Bronisław Huberman: From child prodigy to resistance fighter against National Socialism
As well as addressing economic and political issues, Huberman’s papers and speeches also dealt extensively with cultural issues. What today’s debates on integration still refer to as the “cultural identity of Europe”, Huberman dealt with under the term a common “mentality”.[22] He substantiated the fact that a “Pan-Europe of the mentality” actually existed by giving examples from Europe’s shared cultural history and from his own experiences: “During the war, the German theatre under the leadership of Max Reinhardt undertook state-funded propaganda trips to neutral countries with plays by the “enemy” national Maxim Gorki, whilst Puccini was performed in State Theatres in Vienna and Budapest as the battles of Isonzo were raging; and Wagner and Brahms were performed at concerts in Paris; I, the Pole, despite my official status as an enemy national, performed the concerto suite, the masterpiece by the Russian Taneieff in Berlin in 1917, and in Paris in the first year after the ceasefire, I played the sonatas of the German Richard Strauss. […] There was never a time, even during the worst German-Polish hate speech, in which German artists would not have been enthusiastically welcomed in Poland and in which Polish artists would not have been enthusiastically welcomed in Germany.”[23]

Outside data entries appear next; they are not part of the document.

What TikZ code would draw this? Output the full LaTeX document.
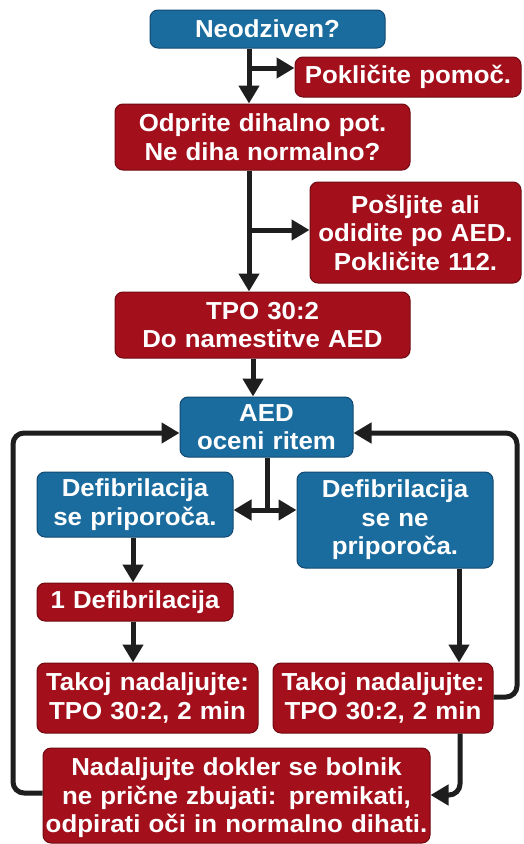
\documentclass[tikz,border=0pt]{standalone}
\usepackage{fontspec}
\setmainfont{Liberation Sans}[FakeStretch=1.05]
\usetikzlibrary{arrows.meta}
\definecolor{boxblue}{RGB}{27,108,158}
\definecolor{boxblueedge}{RGB}{16,72,112}
\definecolor{boxred}{RGB}{163,16,28}
\definecolor{boxrededge}{RGB}{112,10,18}
\definecolor{linec}{RGB}{30,30,30}
\tikzset{
  box/.style 2 args={rounded corners=8pt, inner sep=0pt, align=center,
    text=white, line width=1pt,
    font=\fontsize{24.6}{28.5}\selectfont\bfseries,
    minimum width=#1pt, text width=#1pt, minimum height=#2pt},
  bluebox/.style={fill=boxblue, draw=boxblueedge},
  redbox/.style={fill=boxred, draw=boxrededge},
  conn/.style={draw=linec, line width=5pt, line join=round},
  arr/.style={conn, -{Triangle[length=18pt,width=20pt]}},
  loop/.style={arr, rounded corners=11pt}
}
\begin{document}
\begin{tikzpicture}[x=1pt,y=-1pt]
\useasboundingbox[fill=white] (0,0) rectangle (523,844);
% nodes
\node[box={235}{38}, bluebox] (n1) at (267.5,29) {Neodziven?};
\node[box={226}{40}, redbox] (n2) at (408,77) {Pokličite pomoč.};
\node[box={295}{66}, redbox] (n3) at (262.5,137) {Odprite dihalno pot.\\Ne diha normalno?};
\node[box={211}{101}, redbox] (n4) at (415.5,232.5) {Pošljite ali\\odidite po AED.\\Pokličite 112.};
\node[box={295}{66}, redbox] (n5) at (262.5,325) {TPO 30:2\\Do namestitve AED};
\node[box={173}{60}, bluebox] (n6) at (266.5,427) {AED\\oceni ritem};
\node[box={196}{65}, bluebox] (n7) at (135,504.5) {Defibrilacija\\se priporoča.};
\node[box={196}{96}, bluebox] (n8) at (395,520) {Defibrilacija\\se ne\\priporoča.};
\node[box={196}{38}, redbox] (n9) at (135,602) {1 Defibrilacija};
\node[box={221}{70}, redbox] (n10) at (147.5,698) {Takoj nadaljujte:\\TPO 30:2, 2 min};
\node[box={220}{70}, redbox] (n11) at (383,698) {Takoj nadaljujte:\\TPO 30:2, 2 min};
\node[box={387}{95}, redbox] (n12) at (236.5,795.5) {\rule{0pt}{23pt}Nadaljujte dokler se bolnik\\ne prične zbujati: premikati,\\odpirati oči in normalno dihati.};
% helper coordinates
\coordinate (vx) at (249,0);
\coordinate (b1) at (249,68);
\coordinate (b2) at (249,230);
\coordinate (vx2) at (253,0);
\coordinate (sp) at (267,510);
\coordinate (lx) at (133,0);
\coordinate (rx) at (459,0);
\coordinate (D1) at (460,795);
\coordinate (L1) at (13,793);
\coordinate (L2) at (13,433);
\coordinate (R1) at (517,697);
\coordinate (R2) at (517,433);
% connectors
\draw[arr] (vx |- n1.south) -- (vx |- n3.north);
\draw[arr] (b1) -- (b1 -| n2.west);
\draw[arr] (vx |- n3.south) -- (vx |- n5.north);
\draw[arr] (b2) -- (b2 -| n4.west);
\draw[arr] (vx2 |- n5.south) -- (vx2 |- n6.north);
\draw[conn] (sp |- n6.south) -- (sp);
\draw[arr] (sp) -- (sp -| n7.east);
\draw[arr] (sp) -- (sp -| n8.west);
\draw[arr] (lx |- n7.south) -- (lx |- n9.north);
\draw[arr] (lx |- n9.south) -- (lx |- n10.north);
\draw[arr] (rx |- n8.south) -- (rx |- n11.north);
\draw[loop] (D1 |- n11.south) -- (D1) -- (D1 -| n12.east);
\draw[loop] (L1 -| n12.west) -- (L1) -- (L2) -- (L2 -| n6.west);
\draw[loop] (R1 -| n11.east) -- (R1) -- (R2) -- (R2 -| n6.east);
\end{tikzpicture}
\end{document}
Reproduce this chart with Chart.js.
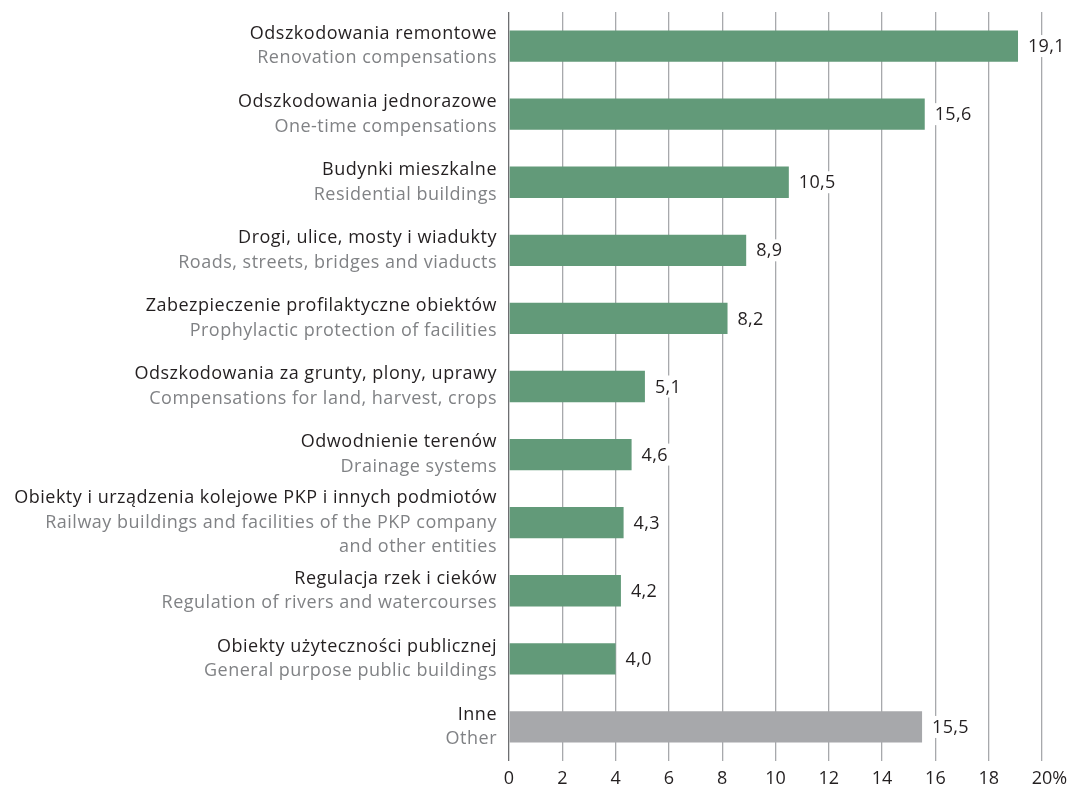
<!DOCTYPE html>
<html><head><meta charset="utf-8">
<script src="https://cdn.jsdelivr.net/npm/chart.js@4"></script>
<style>html,body{margin:0;padding:0;background:#fff}#wrap{width:1072px;height:787px;position:relative}</style>
</head><body><div id="wrap"><canvas id="c"></canvas></div>
<script>
const categoriesPl = [
  'Odszkodowania remontowe',
  'Odszkodowania jednorazowe',
  'Budynki mieszkalne',
  'Drogi, ulice, mosty i wiadukty',
  'Zabezpieczenie profilaktyczne obiektów',
  'Odszkodowania za grunty, plony, uprawy',
  'Odwodnienie terenów',
  'Obiekty i urządzenia kolejowe PKP i innych podmiotów',
  'Regulacja rzek i cieków',
  'Obiekty użyteczności publicznej',
  'Inne'
];
const categoriesEn = [
  ['Renovation compensations'],
  ['One-time compensations'],
  ['Residential buildings'],
  ['Roads, streets, bridges and viaducts'],
  ['Prophylactic protection of facilities'],
  ['Compensations for land, harvest, crops'],
  ['Drainage systems'],
  ['Railway buildings and facilities of the PKP company', 'and other entities'],
  ['Regulation of rivers and watercourses'],
  ['General purpose public buildings'],
  ['Other']
];
const values = [19.1, 15.6, 10.5, 8.9, 8.2, 5.1, 4.6, 4.3, 4.2, 4.0, 15.5];
const tickLabels = ['0','2','4','6','8','10','12','14','16','18','20'];
const tickSuffix = '%';

const FONT = "'Open Sans', sans-serif";
const FS = 18;
const LS = '0.5px';
const GREEN = '#629a79';
const GREY = '#a7a8ab';
const DARK = '#231f20';
const LIGHT = '#808285';

const labelPlugin = {
  id: 'labels',
  afterDatasetsDraw(chart) {
    const ctx = chart.ctx;
    const ys = chart.scales.y, xs = chart.scales.x;
    ctx.save();
    ctx.font = FS + 'px ' + FONT;
    ctx.textBaseline = 'middle';
    // value labels
    ctx.letterSpacing = '0.3px';
    values.forEach((v, i) => {
      const y = ys.getPixelForValue(i);
      const x = xs.getPixelForValue(v) + 10;
      const t = v.toFixed(1).replace('.', ',');
      const w = ctx.measureText(t).width;
      ctx.fillStyle = '#fff';
      ctx.fillRect(x - 3, y - 11, w + 6, 22);
      ctx.fillStyle = DARK;
      ctx.textAlign = 'left';
      ctx.fillText(t, x, y + 1);
    });
    // x tick labels (numeral centred on grid line, % hanging to the right)
    ctx.letterSpacing = '0px';
    const ty = chart.chartArea.bottom + 18;
    xs.ticks.forEach((tk, i) => {
      const x = xs.getPixelForValue(tk.value);
      const t = tickLabels[i];
      const w = ctx.measureText(t).width;
      ctx.fillStyle = DARK;
      ctx.textAlign = 'left';
      ctx.fillText(t + (i === xs.ticks.length - 1 ? tickSuffix : ''), x - w / 2, ty);
    });
    // category labels
    ctx.letterSpacing = LS;
    ctx.textAlign = 'right';
    const gap = 24.5;
    categoriesPl.forEach((pl, i) => {
      const y = ys.getPixelForValue(i);
      const lines = [pl].concat(categoriesEn[i]);
      const y0 = y - (lines.length - 1) * gap / 2;
      lines.forEach((ln, k) => {
        ctx.fillStyle = k === 0 ? DARK : LIGHT;
        ctx.fillText(ln, 497, y0 + k * gap);
      });
    });
    ctx.restore();
  }
};

new Chart(document.getElementById('c'), {
  type: 'bar',
  data: {
    labels: categoriesPl,
    datasets: [{
      data: values,
      backgroundColor: values.map((v, i) => i === values.length - 1 ? GREY : GREEN),
      borderWidth: 0,
      categoryPercentage: 1,
      barPercentage: 0.46
    }]
  },
  options: {
    indexAxis: 'y',
    responsive: true,
    maintainAspectRatio: false,
    animation: false,
    layout: { padding: { top: 12, right: 30, left: 0, bottom: 0 } },
    plugins: { legend: { display: false }, tooltip: { enabled: false }, title: { display: false } },
    scales: {
      x: {
        min: 0, max: 20,
        position: 'bottom',
        ticks: { stepSize: 2, display: false },
        grid: {
          color: c => c.tick && c.tick.value === 0 ? '#6d6e71' : '#a7a9ac',
          lineWidth: 1.3,
          drawTicks: false
        },
        border: { display: false },
        afterFit: s => { s.height = 26; }
      },
      y: {
        grid: { display: false },
        border: { display: false },
        ticks: { display: false },
        afterFit: s => { s.width = 509; }
      }
    }
  },
  plugins: [labelPlugin]
});
</script>
</body></html>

But as well as the shared cultural heritage, Huberman was also at pains to stress the diversity of national cultures to which Europe owed “the Ninth Symphony, Faust, the Sistine Madonna, the ballads of Chopin and so on”, but which, because of the restrictive cultural education which favoured the rich and which prevailed throughout Europe, only a dwindling minority would actually get to enjoy: “You see it happening again and again in Europe: This Hamlet, this Ninth Symphony does not gather its worthy and needy listeners around it, instead there is but that small heap that, during the periodically recurring clash of European populations, escaped financial ruin thanks to a lucky coincidence. A culture, which has as its prerequisite the mutual mangling of nations, as a result of which it is inaccessible to 99 out of 100 Europeans and thus remains a pure class culture”.[24] Huberman also devoted himself to the issue of language and recommended that the respective country language and three world languages be used on equal terms.